TK: I don't think that I would totally abandon making art. With the financial crisis in Hungary, first the money disappeared and then the culture started to disappear, so what can an artist do now? This is, in many ways, a hypothetical question, because very few people can live from making art in Hungary. But somehow I was quite lucky because I was, more or less, making it in the art world and selling my work, such as paintings. I have had to earn my living by doing other jobs from time to time, but not that much. I haven't had a regular job for many years. It helped that I kept my standard of living quite low and often lived from receiving residencies and scholarships. Now, however, given the state of the economy, that time is over and this is how the topic of surviving off the land came into my art. I was already learning practical things from folk science, including foraging for food and making a fire using only a piece of glass and the sun, that I am now using in my daily life; so it was a natural progression. In 2010, Anikó and I began, under the auspices of The Ex-Artists Collective project, The Famine Food Project where we started to collect plants from nature that we could eat, such as nettles. We knew about many of these plants from our childhood, but when we turned this knowledge into a practice for living, we began to learn new things and realized that we were developing a new way of living. We are exhibiting the data and materials from this project inside of spaces that we create out of wood, much like a yurt, within the museum or gallery. If the art system stays similar to what it is today so that I have to be represented by a gallery and do exhibitions to sell work, then I would like to collect enough money to buy a bigger garden or farm; then I could spend more time in the garden and less time making art.

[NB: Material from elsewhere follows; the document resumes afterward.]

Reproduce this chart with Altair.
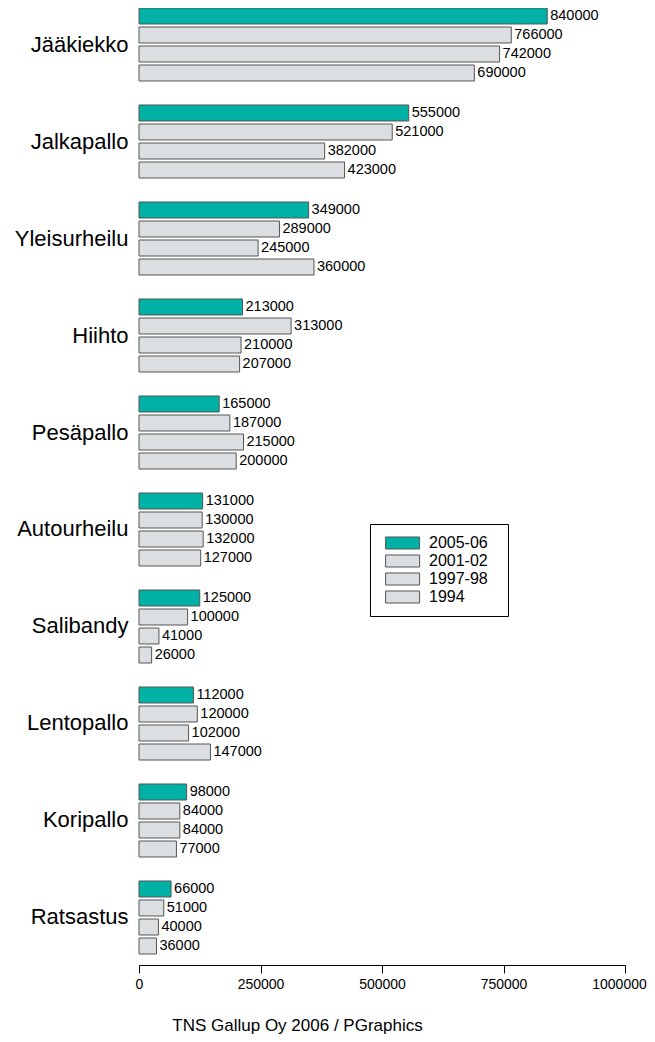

JE: Do the skills and knowledge that you have acquired as an artist help you to solve problems in agriculture?
TK: My aim with permaculture is to have an artistic activity where there is no separation between making and doing, between artist and audience. There is no mediator such as a gallery. Permaculture it is not just about farming, it is a way of thinking. It is like using a pipe to connect all of these different elements that are a part of our living space and those skills I acquired as an artist. To figure out such things, to build things on a farm, to design a garden, I use the same process that I use to build an exhibition. As an artist, you can deal with problems even if you don't know the solutions. You can just raise questions. The openness of art (as a field that allows for play and experimentation) lets people come up with their own models for using art as a tool for living.
JE: What is the role of aesthetics in your work? Is this something that you consider?
TK: It is important that the work be presented in such a way that people can access it. For many people, it is not easy to engage with a work of art if there is a lot of text to read or videos to watch. Aesthetics are important in helping people access the work in a way that is visually engaging and interesting.
JE: Do you hope that your exhibitions, even if sited in traditional art spaces, will result in some sort of positive change or action in the greater community?
TK: Yes, I hope that my work can inspire people to live a more sustainable life. We are working for a simple and happy life, but, unfortunately, I don't think that I can come up with a system to stop capitalism.
JE: It would be an interesting experiment...
TK: Yes, I see institutional art as a laboratory for research and as a place to try ideas connected to permaculture and folk science. Folk science is really connected to this idea of deep knowledge that informs our existence. Many of these traditions, such as using herbs to treat illness, are still alive in the developing world. If there is a bigger global crisis, the developing world can more easily survive because they live closer to the ground. They won't have so far to fall.